### PROBLEM DETAILS
Reproduce the listing below exactly. Pictures do not belong in the copy.
### DATA EXTRACT ###
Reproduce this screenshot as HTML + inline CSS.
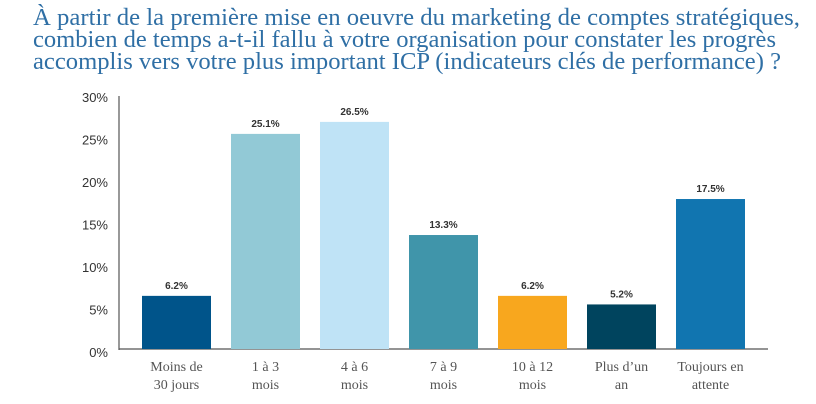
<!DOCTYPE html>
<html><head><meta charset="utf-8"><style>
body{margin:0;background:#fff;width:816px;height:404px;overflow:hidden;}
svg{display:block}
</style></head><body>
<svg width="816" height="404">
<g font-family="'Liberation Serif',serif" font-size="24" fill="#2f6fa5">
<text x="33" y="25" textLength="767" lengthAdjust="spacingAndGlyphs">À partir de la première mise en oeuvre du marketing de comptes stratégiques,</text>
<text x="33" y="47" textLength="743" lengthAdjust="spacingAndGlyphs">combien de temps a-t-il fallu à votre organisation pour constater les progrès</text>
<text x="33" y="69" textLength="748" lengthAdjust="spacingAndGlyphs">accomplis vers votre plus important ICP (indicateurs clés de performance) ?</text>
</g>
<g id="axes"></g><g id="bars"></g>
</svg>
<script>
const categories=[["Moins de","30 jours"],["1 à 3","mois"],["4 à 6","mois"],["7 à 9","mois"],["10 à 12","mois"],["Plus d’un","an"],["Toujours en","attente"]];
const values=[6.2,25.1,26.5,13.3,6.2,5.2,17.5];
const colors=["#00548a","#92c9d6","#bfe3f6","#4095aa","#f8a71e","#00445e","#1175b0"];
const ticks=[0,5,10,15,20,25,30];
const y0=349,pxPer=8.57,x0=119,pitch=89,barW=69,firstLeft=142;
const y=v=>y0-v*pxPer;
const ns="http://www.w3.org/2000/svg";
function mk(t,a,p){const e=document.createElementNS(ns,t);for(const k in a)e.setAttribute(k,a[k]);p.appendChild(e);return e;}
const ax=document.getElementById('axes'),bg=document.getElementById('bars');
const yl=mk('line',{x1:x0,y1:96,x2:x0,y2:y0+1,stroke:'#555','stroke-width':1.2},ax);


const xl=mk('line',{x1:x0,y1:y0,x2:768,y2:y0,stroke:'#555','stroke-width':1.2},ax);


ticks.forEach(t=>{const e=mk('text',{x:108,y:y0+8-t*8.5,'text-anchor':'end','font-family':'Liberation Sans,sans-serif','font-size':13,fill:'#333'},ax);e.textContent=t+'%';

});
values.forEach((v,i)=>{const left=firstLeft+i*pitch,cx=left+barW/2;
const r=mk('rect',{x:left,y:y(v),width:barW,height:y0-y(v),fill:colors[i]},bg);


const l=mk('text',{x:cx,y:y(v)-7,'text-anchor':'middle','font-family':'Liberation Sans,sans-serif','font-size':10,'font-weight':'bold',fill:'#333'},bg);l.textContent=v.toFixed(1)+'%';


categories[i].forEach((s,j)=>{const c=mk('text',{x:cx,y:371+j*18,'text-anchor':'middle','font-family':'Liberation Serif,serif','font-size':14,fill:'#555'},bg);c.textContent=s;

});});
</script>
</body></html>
###
### IN RESPONSE
Reproduce this screenshot as HTML + inline CSS.
<!DOCTYPE html>
<html><head><meta charset="utf-8"><style>
body{margin:0;background:#fff;width:816px;height:404px;overflow:hidden;}
svg{display:block}
</style></head><body>
<svg width="816" height="404">
<g font-family="'Liberation Serif',serif" font-size="24" fill="#2f6fa5">
<text x="33" y="25" textLength="767" lengthAdjust="spacingAndGlyphs">À partir de la première mise en oeuvre du marketing de comptes stratégiques,</text>
<text x="33" y="47" textLength="743" lengthAdjust="spacingAndGlyphs">combien de temps a-t-il fallu à votre organisation pour constater les progrès</text>
<text x="33" y="69" textLength="748" lengthAdjust="spacingAndGlyphs">accomplis vers votre plus important ICP (indicateurs clés de performance) ?</text>
</g>
<g id="axes"></g><g id="bars"></g>
</svg>
<script>
const categories=[["Moins de","30 jours"],["1 à 3","mois"],["4 à 6","mois"],["7 à 9","mois"],["10 à 12","mois"],["Plus d’un","an"],["Toujours en","attente"]];
const values=[6.2,25.1,26.5,13.3,6.2,5.2,17.5];
const colors=["#00548a","#92c9d6","#bfe3f6","#4095aa","#f8a71e","#00445e","#1175b0"];
const ticks=[0,5,10,15,20,25,30];
const y0=349,pxPer=8.57,x0=119,pitch=89,barW=69,firstLeft=142;
const y=v=>y0-v*pxPer;
const ns="http://www.w3.org/2000/svg";
function mk(t,a,p){const e=document.createElementNS(ns,t);for(const k in a)e.setAttribute(k,a[k]);p.appendChild(e);return e;}
const ax=document.getElementById('axes'),bg=document.getElementById('bars');
const yl=mk('line',{x1:x0,y1:96,x2:x0,y2:y0+1,stroke:'#555','stroke-width':1.2},ax);


const xl=mk('line',{x1:x0,y1:y0,x2:768,y2:y0,stroke:'#555','stroke-width':1.2},ax);


ticks.forEach(t=>{const e=mk('text',{x:108,y:y0+8-t*8.5,'text-anchor':'end','font-family':'Liberation Sans,sans-serif','font-size':13,fill:'#333'},ax);e.textContent=t+'%';

});
values.forEach((v,i)=>{const left=firstLeft+i*pitch,cx=left+barW/2;
const r=mk('rect',{x:left,y:y(v),width:barW,height:y0-y(v),fill:colors[i]},bg);


const l=mk('text',{x:cx,y:y(v)-7,'text-anchor':'middle','font-family':'Liberation Sans,sans-serif','font-size':10,'font-weight':'bold',fill:'#333'},bg);l.textContent=v.toFixed(1)+'%';


categories[i].forEach((s,j)=>{const c=mk('text',{x:cx,y:371+j*18,'text-anchor':'middle','font-family':'Liberation Serif,serif','font-size':14,fill:'#555'},bg);c.textContent=s;

});});
</script>
</body></html>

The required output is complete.